By Erik J. Leklem
On May 22, the Senate approved the implementing legislation necessary to codify U.S. obligations under the Chemical Weapons Convention (CWC), moving the United States a step closer to coming into full compliance with the treaty by allowing the declaration of CWC-related activities at U.S. commercial facilities. The United States has been in "technical non-compliance" with the CWC for over a year because of Senate delays in approving the measure.
However, the implementing legislation faces an uncertain future because it is attached to the Iran Missile Proliferation Sanctions Act (H.R. 2709), which the Senate overwhelmingly approved by a 90-4 vote and which President Clinton has vowed to veto. The bill is aimed at curbing Russian support for Iran's missile programs. The House passed H.R. 2709 last November, and will now consider the Senate version of the bill.

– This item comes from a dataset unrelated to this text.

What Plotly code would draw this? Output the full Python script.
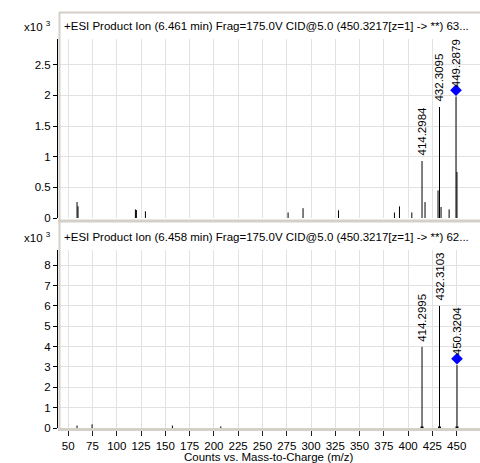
import plotly.graph_objects as go

# ---------------- data (counts in units of 10^3) ----------------
top_mz = [59.1, 60.1, 119.2, 120.2, 129.5, 276.4, 291.8, 328.3, 385.9, 391.1,
          403.8, 414.2984, 417.4, 430.8, 432.3095, 433.9, 442.2, 449.2879, 450.3]
top_counts = [0.26, 0.19, 0.14, 0.13, 0.11, 0.09, 0.16, 0.125, 0.09, 0.19,
              0.09, 0.93, 0.26, 0.45, 1.81, 0.18, 0.14, 1.98, 0.75]
top_labels = ["414.2984", "432.3095", "449.2879"]
top_precursor = "449.2879"

bot_mz = [59.1, 74.6, 157.3, 207.1, 414.2995, 432.3103, 450.3204]
bot_counts = [0.12, 0.18, 0.12, 0.08, 3.99, 6.00, 3.09]
bot_labels = ["414.2995", "432.3103", "450.3204"]
bot_precursor = "450.3204"

top_title = "+ESI Product Ion (6.461 min) Frag=175.0V CID@5.0 (450.3217[z=1] -> **) 63..."
bot_title = "+ESI Product Ion (6.458 min) Frag=175.0V CID@5.0 (450.3217[z=1] -> **) 62..."
x_title = "Counts vs. Mass-to-Charge (m/z)"
x_ticks = [50, 75, 100, 125, 150, 175, 200, 225, 250, 275, 300, 325, 350, 375, 400, 425, 450]
top_yticks = [0, 0.5, 1, 1.5, 2, 2.5]
bot_yticks = [0, 1, 2, 3, 4, 5, 6, 7, 8]

# ---------------- layout geometry ----------------
W, H = 480, 463
ML, MR, MT, MB = 58, 0, 39, 35
PW, PH = W - ML - MR, H - MT - MB
X_RANGE = [39.5, 474]
TOP_RANGE = [0, 2.92]
BOT_RANGE = [0, 8.75]

def px_x(px):
    return (px - ML) / PW

def px_y(py):
    return (H - MB - py) / PH

top_dom = [px_y(218), 1.0]
bot_dom = [0.0, px_y(250)]

FONT = "Liberation Sans, Arial, sans-serif"
FS = 11.5
GRID = "#e2e2e2"
FRAME = "#d4d0c8"

fig = go.Figure()

def sticks(mz, cnt):
    xs, ys = [], []
    for m, c in zip(mz, cnt):
        xs += [m, m, None]
        ys += [0, c, None]
    return xs, ys

for mz, cnt, xa, ya, rng, labels, prec in [
    (top_mz, top_counts, "x", "y", TOP_RANGE, top_labels, top_precursor),
    (bot_mz, bot_counts, "x2", "y2", BOT_RANGE, bot_labels, bot_precursor),
]:
    xs, ys = sticks(mz, cnt)
    fig.add_trace(go.Scatter(x=xs, y=ys, mode="lines", xaxis=xa, yaxis=ya,
                             line=dict(color="black", width=1), hoverinfo="skip",
                             showlegend=False))
    # precursor diamond slightly above peak
    pm = [m for m in mz if f"{m:.4f}" == prec]
    pc = [c for m, c in zip(mz, cnt) if f"{m:.4f}" == prec]
    off = 0.036 * (rng[1] - rng[0])
    fig.add_trace(go.Scatter(x=pm, y=[c + off for c in pc], mode="markers",
                             xaxis=xa, yaxis=ya, showlegend=False,
                             marker=dict(symbol="diamond", size=9, color="#0000ff",
                                         line=dict(width=0)), cliponaxis=False))
    for m, c in zip(mz, cnt):
        lab = f"{m:.4f}"
        if lab in labels:
            is_prec = lab == prec
            fig.add_annotation(x=m, y=(c + off) if is_prec else c, xref=xa, yref=ya,
                               text=lab, showarrow=False, textangle=-90,
                               xanchor="center", yanchor="bottom",
                               yshift=1 if is_prec else 3,
                               font=dict(family=FONT, size=FS, color="black"))

# small base squares on the labelled peaks of the lower spectrum
bm = [m for m in bot_mz if f"{m:.4f}" in bot_labels]
fig.add_trace(go.Scatter(x=bm, y=[0] * len(bm), mode="markers", xaxis="x2", yaxis="y2",
                         marker=dict(symbol="square", size=3, color="black"),
                         showlegend=False, cliponaxis=False))

axis_common = dict(range=X_RANGE, tick0=0, dtick=25, showgrid=True, gridcolor=GRID,
                   gridwidth=1, zeroline=False, showline=False)
yaxis_common = dict(showgrid=True, gridcolor=GRID, gridwidth=1, zeroline=False,
                    showline=True, linecolor="black", linewidth=1, ticks="outside",
                    ticklen=4, tickcolor="black", tickfont=dict(family=FONT, size=FS, color="black"))

fig.update_layout(
    width=W, height=H, autosize=False,
    margin=dict(l=ML, r=MR, t=MT, b=MB),
    paper_bgcolor="white", plot_bgcolor="white",
    showlegend=False,
    xaxis=dict(axis_common, anchor="y", showticklabels=False, ticks=""),
    xaxis2=dict(axis_common, anchor="y2", matches="x", showticklabels=True,
                tickvals=x_ticks, ticks="outside", ticklen=7, tickcolor="#222",
                tickfont=dict(family=FONT, size=FS, color="black")),
    yaxis=dict(yaxis_common, domain=top_dom, range=TOP_RANGE, tickvals=top_yticks),
    yaxis2=dict(yaxis_common, domain=bot_dom, range=BOT_RANGE, tickvals=bot_yticks),
)

# x-axis title
fig.add_annotation(x=0.5, y=px_y(457), xref="paper", yref="paper", text=x_title,
                   showarrow=False, xanchor="center", yanchor="middle",
                   font=dict(family=FONT, size=FS, color="black"))

# panel headers and multiplier labels
for title, cy in [(top_title, 26), (bot_title, 237)]:
    fig.add_annotation(x=px_x(62), y=px_y(cy), xref="paper", yref="paper", text=title,
                       showarrow=False, xanchor="left", yanchor="middle",
                       font=dict(family=FONT, size=FS, color="black"))
    fig.add_annotation(x=px_x(22), y=px_y(cy), xref="paper", yref="paper",
                       text="x10 <sup>3</sup>", showarrow=False, xanchor="left",
                       yanchor="middle", font=dict(family=FONT, size=FS, color="black"))

# panel frames
def hline(py, x0, x1, w):
    fig.add_shape(type="line", xref="paper", yref="paper", x0=px_x(x0), x1=px_x(x1),
                  y0=px_y(py), y1=px_y(py), line=dict(color=FRAME, width=w), layer="above")

def vline(px, y0, y1, w):
    fig.add_shape(type="line", xref="paper", yref="paper", x0=px_x(px), x1=px_x(px),
                  y0=px_y(y0), y1=px_y(y1), line=dict(color=FRAME, width=w), layer="above")

hline(12.5, 59, 482, 2)
vline(59.5, 12, 431, 2)
hline(221, 58, 482, 3)
hline(429.5, 58, 482, 3)

fig.write_html("out.html", config={"displayModeBar": False},
               post_script="document.body.style.margin='0';document.body.style.overflow='hidden';")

As currently written, the implementing legislation contains a number of provisions that could undermine international adherence to the CWC, which, as of May 31, had been ratified by 110 countries. Officials from the Organization for the Prohibition of Chemical Weapons (OPCW), the treaty's implementing body, are especially concerned about a national security waiver that would allow the president to block a challenge inspection, and a provision that would prevent the transfer of inspection samples from U.S. facilities outside of the United States for analysis. Both violate the letter and intent of the convention. Despite bipartisan objections to the provisions, the political momentum in favor of the sanctions legislation prevented any changes to the CWC-related language.